* [EXERCISE BRIEF]:
Your answer should be only a number: how many lines include the word "diagram".

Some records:
================================

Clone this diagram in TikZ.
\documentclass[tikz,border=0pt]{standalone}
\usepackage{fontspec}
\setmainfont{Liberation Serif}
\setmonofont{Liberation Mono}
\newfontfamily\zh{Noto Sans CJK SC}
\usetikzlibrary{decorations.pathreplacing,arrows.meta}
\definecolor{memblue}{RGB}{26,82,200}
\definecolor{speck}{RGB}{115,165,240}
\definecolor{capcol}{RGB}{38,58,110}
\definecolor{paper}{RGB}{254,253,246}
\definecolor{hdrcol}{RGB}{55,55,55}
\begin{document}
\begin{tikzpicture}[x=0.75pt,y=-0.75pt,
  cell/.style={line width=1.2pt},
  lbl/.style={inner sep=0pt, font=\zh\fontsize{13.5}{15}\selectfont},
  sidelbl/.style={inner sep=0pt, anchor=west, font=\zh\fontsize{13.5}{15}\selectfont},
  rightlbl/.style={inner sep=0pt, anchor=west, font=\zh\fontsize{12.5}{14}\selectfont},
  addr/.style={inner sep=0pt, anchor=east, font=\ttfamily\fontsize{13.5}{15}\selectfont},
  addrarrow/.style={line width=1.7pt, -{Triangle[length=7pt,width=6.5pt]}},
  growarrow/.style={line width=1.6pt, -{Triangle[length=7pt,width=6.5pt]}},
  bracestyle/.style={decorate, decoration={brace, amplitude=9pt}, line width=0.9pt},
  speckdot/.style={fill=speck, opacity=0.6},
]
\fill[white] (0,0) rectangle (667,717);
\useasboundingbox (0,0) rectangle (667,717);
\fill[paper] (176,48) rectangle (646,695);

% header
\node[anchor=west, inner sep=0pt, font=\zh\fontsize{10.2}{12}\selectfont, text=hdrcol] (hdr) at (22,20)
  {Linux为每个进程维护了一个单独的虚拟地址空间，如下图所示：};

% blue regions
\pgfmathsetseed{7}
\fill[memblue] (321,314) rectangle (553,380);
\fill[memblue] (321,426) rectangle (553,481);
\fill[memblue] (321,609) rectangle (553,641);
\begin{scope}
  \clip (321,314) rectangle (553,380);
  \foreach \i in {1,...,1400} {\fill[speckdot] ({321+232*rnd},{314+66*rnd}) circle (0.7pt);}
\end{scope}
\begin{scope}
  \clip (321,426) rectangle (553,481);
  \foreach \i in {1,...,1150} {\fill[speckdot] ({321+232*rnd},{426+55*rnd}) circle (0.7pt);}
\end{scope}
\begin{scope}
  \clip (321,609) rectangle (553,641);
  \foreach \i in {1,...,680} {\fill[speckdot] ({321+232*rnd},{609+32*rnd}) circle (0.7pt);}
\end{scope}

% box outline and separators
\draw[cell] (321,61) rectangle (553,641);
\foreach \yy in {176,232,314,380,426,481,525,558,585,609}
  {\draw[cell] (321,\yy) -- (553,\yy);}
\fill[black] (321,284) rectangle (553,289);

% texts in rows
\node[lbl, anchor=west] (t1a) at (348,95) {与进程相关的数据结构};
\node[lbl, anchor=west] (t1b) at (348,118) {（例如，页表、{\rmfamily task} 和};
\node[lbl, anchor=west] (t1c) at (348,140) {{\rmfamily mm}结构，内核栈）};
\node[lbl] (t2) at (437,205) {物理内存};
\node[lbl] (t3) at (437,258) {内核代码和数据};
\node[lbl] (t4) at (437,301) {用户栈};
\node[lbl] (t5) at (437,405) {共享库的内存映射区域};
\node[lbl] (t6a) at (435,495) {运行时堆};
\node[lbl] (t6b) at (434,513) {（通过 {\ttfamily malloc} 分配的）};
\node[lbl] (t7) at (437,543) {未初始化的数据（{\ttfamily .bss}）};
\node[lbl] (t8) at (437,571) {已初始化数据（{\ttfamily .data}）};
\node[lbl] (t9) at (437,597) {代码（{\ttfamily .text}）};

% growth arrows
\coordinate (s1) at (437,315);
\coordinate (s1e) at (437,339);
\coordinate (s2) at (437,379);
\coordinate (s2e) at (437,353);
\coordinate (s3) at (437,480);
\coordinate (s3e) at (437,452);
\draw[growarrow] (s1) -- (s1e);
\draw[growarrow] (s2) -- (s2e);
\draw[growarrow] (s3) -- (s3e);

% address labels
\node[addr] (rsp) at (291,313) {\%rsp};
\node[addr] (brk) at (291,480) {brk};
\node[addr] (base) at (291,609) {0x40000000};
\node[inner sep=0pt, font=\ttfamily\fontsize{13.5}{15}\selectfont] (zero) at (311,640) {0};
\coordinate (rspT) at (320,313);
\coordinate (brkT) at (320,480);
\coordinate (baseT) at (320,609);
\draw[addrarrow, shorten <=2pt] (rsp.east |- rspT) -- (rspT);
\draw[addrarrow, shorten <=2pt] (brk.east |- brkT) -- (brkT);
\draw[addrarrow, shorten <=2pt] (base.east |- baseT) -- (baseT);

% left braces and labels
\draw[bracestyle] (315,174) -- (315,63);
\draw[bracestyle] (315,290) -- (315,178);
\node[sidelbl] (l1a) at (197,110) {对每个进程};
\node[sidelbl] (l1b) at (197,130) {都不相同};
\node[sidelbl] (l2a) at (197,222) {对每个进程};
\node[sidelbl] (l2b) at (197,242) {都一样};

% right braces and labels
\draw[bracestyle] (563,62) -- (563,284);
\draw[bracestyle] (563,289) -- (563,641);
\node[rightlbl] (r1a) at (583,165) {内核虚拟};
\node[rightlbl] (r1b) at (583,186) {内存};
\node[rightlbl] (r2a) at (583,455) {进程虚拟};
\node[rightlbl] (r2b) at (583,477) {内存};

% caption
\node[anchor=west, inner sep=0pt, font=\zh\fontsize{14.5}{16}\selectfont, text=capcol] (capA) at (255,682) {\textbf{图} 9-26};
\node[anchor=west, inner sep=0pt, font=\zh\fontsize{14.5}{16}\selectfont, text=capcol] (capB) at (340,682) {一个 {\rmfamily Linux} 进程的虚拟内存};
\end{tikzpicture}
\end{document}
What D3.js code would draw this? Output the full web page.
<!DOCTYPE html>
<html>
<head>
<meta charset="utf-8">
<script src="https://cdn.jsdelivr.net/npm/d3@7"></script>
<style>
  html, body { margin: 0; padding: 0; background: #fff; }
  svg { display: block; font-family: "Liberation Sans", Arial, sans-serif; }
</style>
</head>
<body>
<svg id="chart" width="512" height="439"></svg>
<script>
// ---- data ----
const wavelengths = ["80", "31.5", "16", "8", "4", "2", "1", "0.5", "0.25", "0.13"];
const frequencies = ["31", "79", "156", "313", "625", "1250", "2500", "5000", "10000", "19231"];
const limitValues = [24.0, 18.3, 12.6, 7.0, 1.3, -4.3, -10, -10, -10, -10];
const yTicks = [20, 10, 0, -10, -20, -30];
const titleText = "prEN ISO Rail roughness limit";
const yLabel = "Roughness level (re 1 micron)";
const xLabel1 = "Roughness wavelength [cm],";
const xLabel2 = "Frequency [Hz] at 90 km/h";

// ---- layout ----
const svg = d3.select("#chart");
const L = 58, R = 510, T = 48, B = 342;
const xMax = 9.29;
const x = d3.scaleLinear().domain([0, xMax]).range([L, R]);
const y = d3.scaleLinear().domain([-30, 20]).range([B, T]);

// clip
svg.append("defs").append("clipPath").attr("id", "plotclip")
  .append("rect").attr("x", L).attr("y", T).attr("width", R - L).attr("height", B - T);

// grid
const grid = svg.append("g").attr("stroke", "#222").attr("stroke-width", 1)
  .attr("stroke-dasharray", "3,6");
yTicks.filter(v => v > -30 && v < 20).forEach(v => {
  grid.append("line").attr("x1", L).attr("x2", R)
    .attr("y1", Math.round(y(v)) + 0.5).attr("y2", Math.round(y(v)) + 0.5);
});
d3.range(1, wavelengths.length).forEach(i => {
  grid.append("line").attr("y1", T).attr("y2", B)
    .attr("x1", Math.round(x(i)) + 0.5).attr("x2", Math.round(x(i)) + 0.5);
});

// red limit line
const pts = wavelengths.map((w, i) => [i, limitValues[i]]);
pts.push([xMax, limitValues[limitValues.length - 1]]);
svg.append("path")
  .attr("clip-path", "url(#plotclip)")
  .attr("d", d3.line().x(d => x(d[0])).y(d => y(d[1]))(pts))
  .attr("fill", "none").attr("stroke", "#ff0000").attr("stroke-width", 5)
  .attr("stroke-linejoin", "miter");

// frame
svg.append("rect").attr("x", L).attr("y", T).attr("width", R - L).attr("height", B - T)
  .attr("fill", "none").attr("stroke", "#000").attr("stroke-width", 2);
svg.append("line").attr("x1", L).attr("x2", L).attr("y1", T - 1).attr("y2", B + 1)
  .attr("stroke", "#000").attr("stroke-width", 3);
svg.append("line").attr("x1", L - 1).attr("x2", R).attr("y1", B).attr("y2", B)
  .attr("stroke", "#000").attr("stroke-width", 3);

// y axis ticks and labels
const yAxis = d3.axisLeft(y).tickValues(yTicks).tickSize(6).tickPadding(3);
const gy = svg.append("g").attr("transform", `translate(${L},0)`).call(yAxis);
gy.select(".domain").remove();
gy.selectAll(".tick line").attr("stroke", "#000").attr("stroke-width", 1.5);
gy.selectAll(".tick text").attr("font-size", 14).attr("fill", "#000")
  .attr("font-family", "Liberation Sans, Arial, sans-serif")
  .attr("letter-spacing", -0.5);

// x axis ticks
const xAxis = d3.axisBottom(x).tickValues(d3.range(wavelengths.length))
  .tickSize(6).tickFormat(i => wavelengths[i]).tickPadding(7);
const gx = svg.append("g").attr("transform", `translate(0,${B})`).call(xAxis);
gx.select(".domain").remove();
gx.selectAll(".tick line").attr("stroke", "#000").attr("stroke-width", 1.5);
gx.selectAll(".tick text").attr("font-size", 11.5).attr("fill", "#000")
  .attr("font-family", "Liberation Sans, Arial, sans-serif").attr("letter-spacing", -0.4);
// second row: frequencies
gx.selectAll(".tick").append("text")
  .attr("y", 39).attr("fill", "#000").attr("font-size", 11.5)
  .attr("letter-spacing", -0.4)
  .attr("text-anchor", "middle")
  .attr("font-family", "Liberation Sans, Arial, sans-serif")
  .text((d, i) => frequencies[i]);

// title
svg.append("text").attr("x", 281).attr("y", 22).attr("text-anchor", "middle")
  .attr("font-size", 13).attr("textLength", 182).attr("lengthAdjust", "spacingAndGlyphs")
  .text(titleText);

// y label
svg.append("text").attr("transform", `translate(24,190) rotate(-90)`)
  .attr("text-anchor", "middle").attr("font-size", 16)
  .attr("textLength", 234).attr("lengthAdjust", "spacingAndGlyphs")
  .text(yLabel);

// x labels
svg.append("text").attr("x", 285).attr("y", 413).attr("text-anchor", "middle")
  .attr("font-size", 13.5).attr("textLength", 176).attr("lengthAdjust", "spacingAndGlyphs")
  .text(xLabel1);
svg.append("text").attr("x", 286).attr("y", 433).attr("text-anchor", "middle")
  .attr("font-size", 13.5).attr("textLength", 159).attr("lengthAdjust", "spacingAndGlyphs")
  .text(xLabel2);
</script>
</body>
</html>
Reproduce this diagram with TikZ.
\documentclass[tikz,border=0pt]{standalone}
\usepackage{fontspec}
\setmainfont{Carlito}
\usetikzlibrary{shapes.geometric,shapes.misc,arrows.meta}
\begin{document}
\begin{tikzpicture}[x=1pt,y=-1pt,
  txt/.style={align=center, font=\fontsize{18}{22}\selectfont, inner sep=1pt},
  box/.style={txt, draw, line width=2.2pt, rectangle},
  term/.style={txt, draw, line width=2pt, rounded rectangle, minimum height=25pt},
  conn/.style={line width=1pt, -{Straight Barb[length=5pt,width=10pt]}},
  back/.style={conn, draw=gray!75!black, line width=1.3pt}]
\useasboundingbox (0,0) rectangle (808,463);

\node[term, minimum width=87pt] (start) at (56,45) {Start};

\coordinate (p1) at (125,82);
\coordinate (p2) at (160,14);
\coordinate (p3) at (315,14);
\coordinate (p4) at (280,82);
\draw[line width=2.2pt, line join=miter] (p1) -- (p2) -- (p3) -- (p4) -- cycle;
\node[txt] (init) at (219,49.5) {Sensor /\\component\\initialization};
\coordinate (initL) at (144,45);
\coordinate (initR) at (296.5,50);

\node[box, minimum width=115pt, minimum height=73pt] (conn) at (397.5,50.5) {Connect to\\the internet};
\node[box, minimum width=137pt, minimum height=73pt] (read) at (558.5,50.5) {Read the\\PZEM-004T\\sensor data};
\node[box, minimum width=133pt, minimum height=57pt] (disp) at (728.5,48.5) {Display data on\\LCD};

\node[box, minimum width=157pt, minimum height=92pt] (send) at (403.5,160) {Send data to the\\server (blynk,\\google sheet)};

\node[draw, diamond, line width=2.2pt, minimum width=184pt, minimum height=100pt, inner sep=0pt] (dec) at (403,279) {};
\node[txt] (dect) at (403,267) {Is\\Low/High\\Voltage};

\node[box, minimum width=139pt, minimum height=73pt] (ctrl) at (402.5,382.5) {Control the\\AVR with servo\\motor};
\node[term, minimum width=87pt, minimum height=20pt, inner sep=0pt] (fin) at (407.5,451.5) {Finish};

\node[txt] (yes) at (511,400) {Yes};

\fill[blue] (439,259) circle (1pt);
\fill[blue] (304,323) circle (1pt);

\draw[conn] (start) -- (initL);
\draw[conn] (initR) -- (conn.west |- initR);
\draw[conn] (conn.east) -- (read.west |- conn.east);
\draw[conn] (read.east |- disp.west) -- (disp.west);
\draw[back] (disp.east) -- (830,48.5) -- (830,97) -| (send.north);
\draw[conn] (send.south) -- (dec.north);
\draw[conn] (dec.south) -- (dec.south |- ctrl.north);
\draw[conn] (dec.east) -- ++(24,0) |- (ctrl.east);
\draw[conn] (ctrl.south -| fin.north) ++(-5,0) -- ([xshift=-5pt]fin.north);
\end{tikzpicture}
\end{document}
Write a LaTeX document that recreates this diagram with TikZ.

================================

* [REPLY]:
3